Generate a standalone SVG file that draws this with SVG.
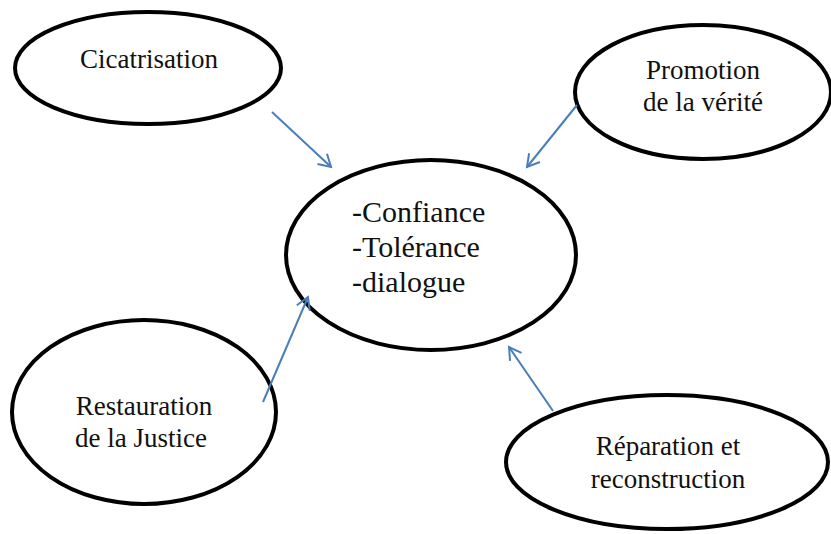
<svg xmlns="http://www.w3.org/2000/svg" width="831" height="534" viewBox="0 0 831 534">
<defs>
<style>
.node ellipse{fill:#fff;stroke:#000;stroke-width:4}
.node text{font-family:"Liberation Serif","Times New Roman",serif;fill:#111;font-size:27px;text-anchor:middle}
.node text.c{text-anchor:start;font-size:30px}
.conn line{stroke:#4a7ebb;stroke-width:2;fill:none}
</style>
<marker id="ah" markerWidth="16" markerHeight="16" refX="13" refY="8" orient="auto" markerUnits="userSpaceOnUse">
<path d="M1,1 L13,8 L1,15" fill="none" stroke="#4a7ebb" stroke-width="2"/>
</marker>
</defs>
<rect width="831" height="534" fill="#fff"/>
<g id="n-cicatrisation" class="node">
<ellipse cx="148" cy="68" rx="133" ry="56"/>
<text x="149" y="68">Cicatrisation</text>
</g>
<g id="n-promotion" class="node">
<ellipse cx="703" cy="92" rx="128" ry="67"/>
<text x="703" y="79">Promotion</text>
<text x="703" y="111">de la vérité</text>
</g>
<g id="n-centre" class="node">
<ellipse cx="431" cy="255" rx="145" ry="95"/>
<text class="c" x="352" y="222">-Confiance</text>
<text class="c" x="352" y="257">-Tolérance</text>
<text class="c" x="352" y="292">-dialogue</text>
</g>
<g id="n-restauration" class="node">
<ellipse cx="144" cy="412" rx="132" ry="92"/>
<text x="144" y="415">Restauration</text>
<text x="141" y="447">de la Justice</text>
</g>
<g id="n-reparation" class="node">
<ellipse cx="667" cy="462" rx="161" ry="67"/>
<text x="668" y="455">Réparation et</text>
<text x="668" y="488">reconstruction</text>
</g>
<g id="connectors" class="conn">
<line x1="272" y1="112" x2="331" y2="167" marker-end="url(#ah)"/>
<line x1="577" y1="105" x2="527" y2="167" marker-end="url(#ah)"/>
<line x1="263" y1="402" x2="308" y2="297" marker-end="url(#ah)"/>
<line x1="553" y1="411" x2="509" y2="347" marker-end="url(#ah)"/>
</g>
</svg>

☆ ☆ ☆ ☆ ☆ ☆ ☆

» **Problem**
Transcribe the whole listing exactly. Pictures stay out of your copy.

» **Solution for this task**
Generate a standalone SVG file that draws this with SVG.
<svg xmlns="http://www.w3.org/2000/svg" width="831" height="534" viewBox="0 0 831 534">
<defs>
<style>
.node ellipse{fill:#fff;stroke:#000;stroke-width:4}
.node text{font-family:"Liberation Serif","Times New Roman",serif;fill:#111;font-size:27px;text-anchor:middle}
.node text.c{text-anchor:start;font-size:30px}
.conn line{stroke:#4a7ebb;stroke-width:2;fill:none}
</style>
<marker id="ah" markerWidth="16" markerHeight="16" refX="13" refY="8" orient="auto" markerUnits="userSpaceOnUse">
<path d="M1,1 L13,8 L1,15" fill="none" stroke="#4a7ebb" stroke-width="2"/>
</marker>
</defs>
<rect width="831" height="534" fill="#fff"/>
<g id="n-cicatrisation" class="node">
<ellipse cx="148" cy="68" rx="133" ry="56"/>
<text x="149" y="68">Cicatrisation</text>
</g>
<g id="n-promotion" class="node">
<ellipse cx="703" cy="92" rx="128" ry="67"/>
<text x="703" y="79">Promotion</text>
<text x="703" y="111">de la vérité</text>
</g>
<g id="n-centre" class="node">
<ellipse cx="431" cy="255" rx="145" ry="95"/>
<text class="c" x="352" y="222">-Confiance</text>
<text class="c" x="352" y="257">-Tolérance</text>
<text class="c" x="352" y="292">-dialogue</text>
</g>
<g id="n-restauration" class="node">
<ellipse cx="144" cy="412" rx="132" ry="92"/>
<text x="144" y="415">Restauration</text>
<text x="141" y="447">de la Justice</text>
</g>
<g id="n-reparation" class="node">
<ellipse cx="667" cy="462" rx="161" ry="67"/>
<text x="668" y="455">Réparation et</text>
<text x="668" y="488">reconstruction</text>
</g>
<g id="connectors" class="conn">
<line x1="272" y1="112" x2="331" y2="167" marker-end="url(#ah)"/>
<line x1="577" y1="105" x2="527" y2="167" marker-end="url(#ah)"/>
<line x1="263" y1="402" x2="308" y2="297" marker-end="url(#ah)"/>
<line x1="553" y1="411" x2="509" y2="347" marker-end="url(#ah)"/>
</g>
</svg>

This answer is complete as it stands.